begin TASK INPUTS

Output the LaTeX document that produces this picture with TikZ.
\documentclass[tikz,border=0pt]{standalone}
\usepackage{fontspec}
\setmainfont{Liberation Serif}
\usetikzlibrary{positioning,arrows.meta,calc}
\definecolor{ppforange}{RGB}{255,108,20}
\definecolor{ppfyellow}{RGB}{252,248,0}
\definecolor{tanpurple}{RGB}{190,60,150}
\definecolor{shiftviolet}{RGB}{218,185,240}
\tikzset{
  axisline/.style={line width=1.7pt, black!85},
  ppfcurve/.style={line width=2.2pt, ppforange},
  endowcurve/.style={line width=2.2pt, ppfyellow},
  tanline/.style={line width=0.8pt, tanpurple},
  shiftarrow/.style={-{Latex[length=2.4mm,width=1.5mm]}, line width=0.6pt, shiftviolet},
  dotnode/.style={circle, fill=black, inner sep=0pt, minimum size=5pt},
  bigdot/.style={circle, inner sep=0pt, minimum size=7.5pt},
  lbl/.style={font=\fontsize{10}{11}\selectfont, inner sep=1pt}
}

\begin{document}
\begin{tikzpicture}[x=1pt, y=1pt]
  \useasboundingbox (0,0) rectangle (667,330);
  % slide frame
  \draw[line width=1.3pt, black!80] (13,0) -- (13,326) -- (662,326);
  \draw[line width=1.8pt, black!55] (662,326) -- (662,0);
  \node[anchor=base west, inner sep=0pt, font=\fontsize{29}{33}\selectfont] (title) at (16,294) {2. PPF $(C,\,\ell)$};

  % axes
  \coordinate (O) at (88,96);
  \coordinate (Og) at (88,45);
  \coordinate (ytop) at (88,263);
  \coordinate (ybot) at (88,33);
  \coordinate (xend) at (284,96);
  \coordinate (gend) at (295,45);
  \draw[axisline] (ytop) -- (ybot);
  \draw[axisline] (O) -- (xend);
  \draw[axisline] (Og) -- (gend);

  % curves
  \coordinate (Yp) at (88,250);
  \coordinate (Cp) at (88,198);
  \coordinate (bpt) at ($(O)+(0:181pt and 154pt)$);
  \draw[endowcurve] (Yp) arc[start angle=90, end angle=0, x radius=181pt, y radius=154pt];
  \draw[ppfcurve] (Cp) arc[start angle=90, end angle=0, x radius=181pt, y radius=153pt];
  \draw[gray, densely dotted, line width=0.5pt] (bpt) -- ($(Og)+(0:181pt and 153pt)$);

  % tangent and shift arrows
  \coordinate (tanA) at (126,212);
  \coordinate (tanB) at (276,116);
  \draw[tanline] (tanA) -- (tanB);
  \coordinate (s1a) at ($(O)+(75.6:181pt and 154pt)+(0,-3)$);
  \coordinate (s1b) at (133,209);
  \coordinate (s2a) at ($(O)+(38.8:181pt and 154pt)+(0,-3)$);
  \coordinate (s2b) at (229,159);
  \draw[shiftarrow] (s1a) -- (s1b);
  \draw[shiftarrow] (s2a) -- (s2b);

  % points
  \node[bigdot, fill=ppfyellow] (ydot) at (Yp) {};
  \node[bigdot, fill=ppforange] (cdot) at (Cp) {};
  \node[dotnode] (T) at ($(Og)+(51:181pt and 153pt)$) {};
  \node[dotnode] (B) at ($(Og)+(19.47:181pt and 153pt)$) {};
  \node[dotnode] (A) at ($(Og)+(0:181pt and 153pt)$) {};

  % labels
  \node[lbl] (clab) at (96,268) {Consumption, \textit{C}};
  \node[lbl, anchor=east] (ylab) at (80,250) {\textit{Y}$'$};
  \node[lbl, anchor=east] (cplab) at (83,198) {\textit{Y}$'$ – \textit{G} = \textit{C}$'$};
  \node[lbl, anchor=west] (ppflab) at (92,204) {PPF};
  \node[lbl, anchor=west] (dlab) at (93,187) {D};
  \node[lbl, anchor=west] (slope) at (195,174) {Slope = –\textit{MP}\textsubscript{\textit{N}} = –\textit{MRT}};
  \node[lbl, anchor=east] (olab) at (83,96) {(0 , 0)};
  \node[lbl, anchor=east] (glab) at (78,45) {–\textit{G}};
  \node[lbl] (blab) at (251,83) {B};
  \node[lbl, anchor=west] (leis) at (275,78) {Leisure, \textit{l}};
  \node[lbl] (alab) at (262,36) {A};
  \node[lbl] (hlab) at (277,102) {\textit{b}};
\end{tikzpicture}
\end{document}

end TASK INPUTS
begin TASK INPUTS

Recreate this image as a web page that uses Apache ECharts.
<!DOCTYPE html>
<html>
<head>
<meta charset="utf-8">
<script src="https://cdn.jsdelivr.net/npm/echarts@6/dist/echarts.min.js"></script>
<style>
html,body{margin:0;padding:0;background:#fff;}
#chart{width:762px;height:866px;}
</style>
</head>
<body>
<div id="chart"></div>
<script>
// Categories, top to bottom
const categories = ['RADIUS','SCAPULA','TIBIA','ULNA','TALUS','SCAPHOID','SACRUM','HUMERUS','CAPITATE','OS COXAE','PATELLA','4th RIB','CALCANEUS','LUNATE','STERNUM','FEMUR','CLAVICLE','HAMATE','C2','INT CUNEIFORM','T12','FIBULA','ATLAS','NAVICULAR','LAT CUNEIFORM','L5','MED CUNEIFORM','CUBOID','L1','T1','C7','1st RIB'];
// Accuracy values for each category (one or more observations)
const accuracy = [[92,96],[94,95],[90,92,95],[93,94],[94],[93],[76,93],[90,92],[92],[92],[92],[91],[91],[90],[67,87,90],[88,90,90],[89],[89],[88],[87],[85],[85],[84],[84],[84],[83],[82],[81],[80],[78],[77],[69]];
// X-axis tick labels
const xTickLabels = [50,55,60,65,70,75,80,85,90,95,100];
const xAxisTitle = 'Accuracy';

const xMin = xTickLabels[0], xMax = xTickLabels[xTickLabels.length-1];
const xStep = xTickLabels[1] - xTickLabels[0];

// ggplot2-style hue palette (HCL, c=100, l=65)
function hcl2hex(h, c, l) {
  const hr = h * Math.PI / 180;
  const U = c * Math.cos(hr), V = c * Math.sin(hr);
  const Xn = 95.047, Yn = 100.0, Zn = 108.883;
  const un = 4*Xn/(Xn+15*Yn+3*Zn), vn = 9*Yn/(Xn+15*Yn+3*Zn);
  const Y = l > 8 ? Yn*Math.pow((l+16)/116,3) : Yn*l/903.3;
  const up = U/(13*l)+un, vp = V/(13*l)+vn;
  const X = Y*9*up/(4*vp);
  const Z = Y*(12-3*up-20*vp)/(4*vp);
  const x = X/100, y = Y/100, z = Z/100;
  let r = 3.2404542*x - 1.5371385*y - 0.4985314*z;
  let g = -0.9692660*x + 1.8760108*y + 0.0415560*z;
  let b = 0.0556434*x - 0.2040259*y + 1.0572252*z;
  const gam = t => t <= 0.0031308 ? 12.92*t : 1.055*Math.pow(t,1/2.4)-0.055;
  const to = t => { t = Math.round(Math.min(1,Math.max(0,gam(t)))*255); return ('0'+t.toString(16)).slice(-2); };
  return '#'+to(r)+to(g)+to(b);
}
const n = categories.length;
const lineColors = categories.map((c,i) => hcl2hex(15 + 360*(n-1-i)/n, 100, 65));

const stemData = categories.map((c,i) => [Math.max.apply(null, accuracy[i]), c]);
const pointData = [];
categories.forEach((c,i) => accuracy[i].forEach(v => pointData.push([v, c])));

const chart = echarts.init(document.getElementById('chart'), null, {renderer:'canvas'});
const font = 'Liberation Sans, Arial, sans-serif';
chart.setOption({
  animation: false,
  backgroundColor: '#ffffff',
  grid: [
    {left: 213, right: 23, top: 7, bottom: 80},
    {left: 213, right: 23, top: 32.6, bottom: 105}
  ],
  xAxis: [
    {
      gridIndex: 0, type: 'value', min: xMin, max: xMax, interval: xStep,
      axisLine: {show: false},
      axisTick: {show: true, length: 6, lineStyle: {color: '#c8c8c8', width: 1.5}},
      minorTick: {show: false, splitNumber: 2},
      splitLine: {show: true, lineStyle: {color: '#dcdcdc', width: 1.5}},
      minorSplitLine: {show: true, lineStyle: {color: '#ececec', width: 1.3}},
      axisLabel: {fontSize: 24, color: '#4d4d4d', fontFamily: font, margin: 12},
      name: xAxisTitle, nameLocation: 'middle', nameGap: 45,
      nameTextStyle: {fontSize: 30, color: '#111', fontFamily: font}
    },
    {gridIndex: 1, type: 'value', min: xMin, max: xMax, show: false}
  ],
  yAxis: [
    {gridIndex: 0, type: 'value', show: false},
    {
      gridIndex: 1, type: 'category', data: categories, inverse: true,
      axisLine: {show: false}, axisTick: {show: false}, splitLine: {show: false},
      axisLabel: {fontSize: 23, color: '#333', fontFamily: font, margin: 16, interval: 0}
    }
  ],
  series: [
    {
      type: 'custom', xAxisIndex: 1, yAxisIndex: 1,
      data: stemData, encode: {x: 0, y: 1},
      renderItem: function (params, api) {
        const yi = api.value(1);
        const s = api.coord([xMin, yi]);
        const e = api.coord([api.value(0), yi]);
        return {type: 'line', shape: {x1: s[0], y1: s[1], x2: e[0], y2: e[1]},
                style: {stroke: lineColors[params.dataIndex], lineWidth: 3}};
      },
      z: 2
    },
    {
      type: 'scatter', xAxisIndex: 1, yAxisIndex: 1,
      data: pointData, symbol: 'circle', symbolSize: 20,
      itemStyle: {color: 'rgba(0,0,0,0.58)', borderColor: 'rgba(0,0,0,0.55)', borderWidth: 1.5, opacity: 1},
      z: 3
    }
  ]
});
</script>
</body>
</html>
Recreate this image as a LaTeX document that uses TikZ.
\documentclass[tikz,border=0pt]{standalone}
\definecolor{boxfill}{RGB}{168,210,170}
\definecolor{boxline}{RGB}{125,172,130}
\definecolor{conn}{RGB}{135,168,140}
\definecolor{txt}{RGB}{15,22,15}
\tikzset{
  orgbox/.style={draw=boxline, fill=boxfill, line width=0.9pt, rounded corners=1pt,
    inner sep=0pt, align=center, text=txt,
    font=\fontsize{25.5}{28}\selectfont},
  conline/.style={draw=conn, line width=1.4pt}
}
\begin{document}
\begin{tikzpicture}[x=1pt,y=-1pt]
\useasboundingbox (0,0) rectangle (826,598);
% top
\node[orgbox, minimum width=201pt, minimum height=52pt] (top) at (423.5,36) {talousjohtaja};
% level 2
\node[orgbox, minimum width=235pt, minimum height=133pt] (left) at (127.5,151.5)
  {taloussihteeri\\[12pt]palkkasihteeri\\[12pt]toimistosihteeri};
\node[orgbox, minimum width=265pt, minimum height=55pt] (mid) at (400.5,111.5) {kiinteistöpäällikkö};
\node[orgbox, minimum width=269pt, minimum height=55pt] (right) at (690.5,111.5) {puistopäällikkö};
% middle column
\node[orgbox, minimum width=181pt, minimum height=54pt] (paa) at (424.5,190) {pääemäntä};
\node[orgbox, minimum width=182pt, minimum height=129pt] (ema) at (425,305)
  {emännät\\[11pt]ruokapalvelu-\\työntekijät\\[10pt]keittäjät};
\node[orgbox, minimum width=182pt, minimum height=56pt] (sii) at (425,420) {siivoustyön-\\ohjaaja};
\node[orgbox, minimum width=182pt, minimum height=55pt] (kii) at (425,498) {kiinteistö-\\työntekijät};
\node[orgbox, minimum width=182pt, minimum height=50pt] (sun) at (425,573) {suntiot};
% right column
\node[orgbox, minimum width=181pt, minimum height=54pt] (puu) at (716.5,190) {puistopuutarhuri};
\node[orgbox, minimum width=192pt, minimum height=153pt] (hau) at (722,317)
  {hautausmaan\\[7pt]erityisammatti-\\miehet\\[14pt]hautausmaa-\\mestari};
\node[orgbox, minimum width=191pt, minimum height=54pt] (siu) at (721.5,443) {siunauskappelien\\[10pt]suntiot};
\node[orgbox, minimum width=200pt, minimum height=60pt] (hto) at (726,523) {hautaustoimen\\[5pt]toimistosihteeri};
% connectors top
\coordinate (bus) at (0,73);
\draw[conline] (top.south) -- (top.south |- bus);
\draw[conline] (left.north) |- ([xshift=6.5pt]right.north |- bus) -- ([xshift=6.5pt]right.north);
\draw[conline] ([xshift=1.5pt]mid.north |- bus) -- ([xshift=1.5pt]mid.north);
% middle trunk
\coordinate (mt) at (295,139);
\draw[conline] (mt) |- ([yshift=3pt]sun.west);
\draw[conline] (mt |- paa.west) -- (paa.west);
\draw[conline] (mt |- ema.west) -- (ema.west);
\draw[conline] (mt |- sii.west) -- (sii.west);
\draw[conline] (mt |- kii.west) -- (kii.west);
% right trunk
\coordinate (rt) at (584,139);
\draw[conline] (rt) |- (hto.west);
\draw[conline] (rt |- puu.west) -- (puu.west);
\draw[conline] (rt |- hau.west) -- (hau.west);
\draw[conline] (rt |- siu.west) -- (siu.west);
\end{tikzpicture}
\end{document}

end TASK INPUTS
begin TASK INPUTS

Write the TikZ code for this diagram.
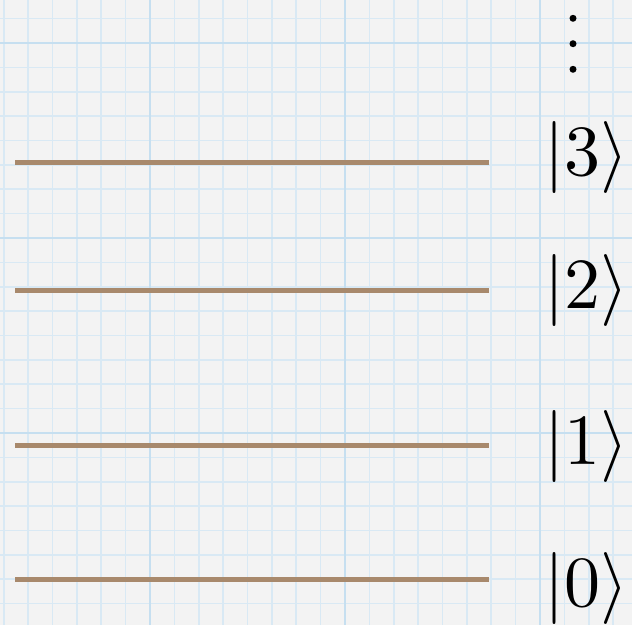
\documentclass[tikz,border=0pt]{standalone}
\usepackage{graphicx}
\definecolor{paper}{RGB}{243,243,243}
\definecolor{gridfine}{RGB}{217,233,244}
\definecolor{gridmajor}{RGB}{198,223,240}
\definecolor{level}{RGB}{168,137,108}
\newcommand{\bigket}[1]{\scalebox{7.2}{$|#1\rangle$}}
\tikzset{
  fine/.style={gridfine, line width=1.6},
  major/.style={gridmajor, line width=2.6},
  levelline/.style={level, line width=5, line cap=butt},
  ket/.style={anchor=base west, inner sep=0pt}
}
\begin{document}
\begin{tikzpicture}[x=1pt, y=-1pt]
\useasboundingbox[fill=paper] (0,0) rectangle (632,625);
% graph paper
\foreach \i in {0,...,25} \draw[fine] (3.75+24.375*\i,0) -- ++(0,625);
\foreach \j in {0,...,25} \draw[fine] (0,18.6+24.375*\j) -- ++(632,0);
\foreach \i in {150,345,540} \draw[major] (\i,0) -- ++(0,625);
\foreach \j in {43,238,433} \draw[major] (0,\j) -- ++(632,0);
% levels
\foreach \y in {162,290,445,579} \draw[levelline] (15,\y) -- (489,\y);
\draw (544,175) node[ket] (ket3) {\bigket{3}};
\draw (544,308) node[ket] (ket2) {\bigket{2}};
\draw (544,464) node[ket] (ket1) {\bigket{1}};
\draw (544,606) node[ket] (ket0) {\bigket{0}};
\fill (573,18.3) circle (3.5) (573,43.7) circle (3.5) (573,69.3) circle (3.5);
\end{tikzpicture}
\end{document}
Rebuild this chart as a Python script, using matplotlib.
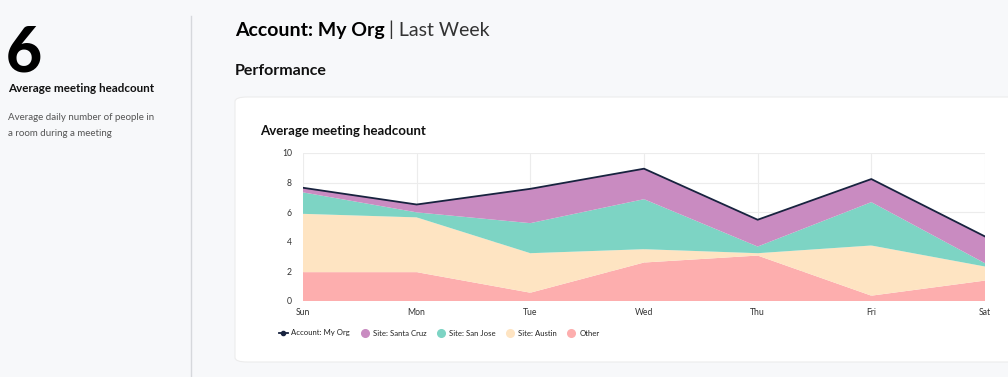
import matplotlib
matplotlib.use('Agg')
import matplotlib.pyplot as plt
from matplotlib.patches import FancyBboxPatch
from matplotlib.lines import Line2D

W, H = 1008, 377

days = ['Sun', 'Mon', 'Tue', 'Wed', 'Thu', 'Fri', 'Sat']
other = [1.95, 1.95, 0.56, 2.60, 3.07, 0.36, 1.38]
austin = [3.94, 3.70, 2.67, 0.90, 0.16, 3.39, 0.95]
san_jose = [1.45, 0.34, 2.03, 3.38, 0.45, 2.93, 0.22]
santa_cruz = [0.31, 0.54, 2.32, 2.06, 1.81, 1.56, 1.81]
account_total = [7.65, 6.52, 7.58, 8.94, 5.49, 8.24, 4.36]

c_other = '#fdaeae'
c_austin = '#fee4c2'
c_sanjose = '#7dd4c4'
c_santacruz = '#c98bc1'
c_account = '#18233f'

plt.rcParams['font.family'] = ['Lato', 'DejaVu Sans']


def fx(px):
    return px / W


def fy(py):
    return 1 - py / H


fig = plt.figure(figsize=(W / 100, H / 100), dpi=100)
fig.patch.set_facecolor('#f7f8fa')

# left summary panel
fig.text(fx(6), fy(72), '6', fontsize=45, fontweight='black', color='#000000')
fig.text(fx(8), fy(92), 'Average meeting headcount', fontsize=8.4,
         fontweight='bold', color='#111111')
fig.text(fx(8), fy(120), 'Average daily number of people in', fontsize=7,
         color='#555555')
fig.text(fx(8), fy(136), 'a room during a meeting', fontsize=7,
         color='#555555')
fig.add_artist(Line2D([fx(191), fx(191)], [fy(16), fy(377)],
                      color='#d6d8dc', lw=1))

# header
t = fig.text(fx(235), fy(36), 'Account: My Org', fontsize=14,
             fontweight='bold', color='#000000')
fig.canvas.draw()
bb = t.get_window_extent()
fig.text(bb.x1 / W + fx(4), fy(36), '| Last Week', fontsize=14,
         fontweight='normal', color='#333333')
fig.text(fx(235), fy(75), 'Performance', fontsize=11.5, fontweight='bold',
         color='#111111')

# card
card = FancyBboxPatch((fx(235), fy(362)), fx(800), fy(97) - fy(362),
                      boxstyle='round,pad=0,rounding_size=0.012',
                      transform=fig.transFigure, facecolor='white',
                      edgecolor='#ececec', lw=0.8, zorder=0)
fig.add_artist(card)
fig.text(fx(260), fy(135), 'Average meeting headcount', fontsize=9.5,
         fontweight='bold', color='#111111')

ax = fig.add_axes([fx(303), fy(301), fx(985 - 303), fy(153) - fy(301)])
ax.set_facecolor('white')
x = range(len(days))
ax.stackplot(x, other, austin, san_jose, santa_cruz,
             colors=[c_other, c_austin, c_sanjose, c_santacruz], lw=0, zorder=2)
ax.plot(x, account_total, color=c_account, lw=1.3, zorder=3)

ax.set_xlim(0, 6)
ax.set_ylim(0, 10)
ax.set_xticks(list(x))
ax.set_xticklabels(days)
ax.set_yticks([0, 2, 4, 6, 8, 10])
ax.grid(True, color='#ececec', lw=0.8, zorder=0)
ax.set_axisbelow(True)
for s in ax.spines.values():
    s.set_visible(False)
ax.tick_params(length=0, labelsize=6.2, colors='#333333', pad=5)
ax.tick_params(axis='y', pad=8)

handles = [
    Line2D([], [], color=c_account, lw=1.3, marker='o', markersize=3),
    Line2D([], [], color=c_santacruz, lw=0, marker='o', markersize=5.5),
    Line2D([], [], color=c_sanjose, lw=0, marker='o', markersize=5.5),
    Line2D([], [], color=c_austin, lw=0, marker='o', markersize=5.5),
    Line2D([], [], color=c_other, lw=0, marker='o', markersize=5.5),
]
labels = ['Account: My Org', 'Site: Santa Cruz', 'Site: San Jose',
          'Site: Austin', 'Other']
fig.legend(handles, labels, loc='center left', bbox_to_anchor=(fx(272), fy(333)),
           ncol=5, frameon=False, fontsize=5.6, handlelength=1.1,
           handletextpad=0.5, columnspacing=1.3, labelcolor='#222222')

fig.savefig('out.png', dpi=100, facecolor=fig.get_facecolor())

end TASK INPUTS

WHAT NEEDS TO BE DONE:
Which lines hold the word "uses"? Copy each of them from the records.

CORRECT OUTPUT:
Recreate this image as a web page that uses Apache ECharts.
Recreate this image as a LaTeX document that uses TikZ.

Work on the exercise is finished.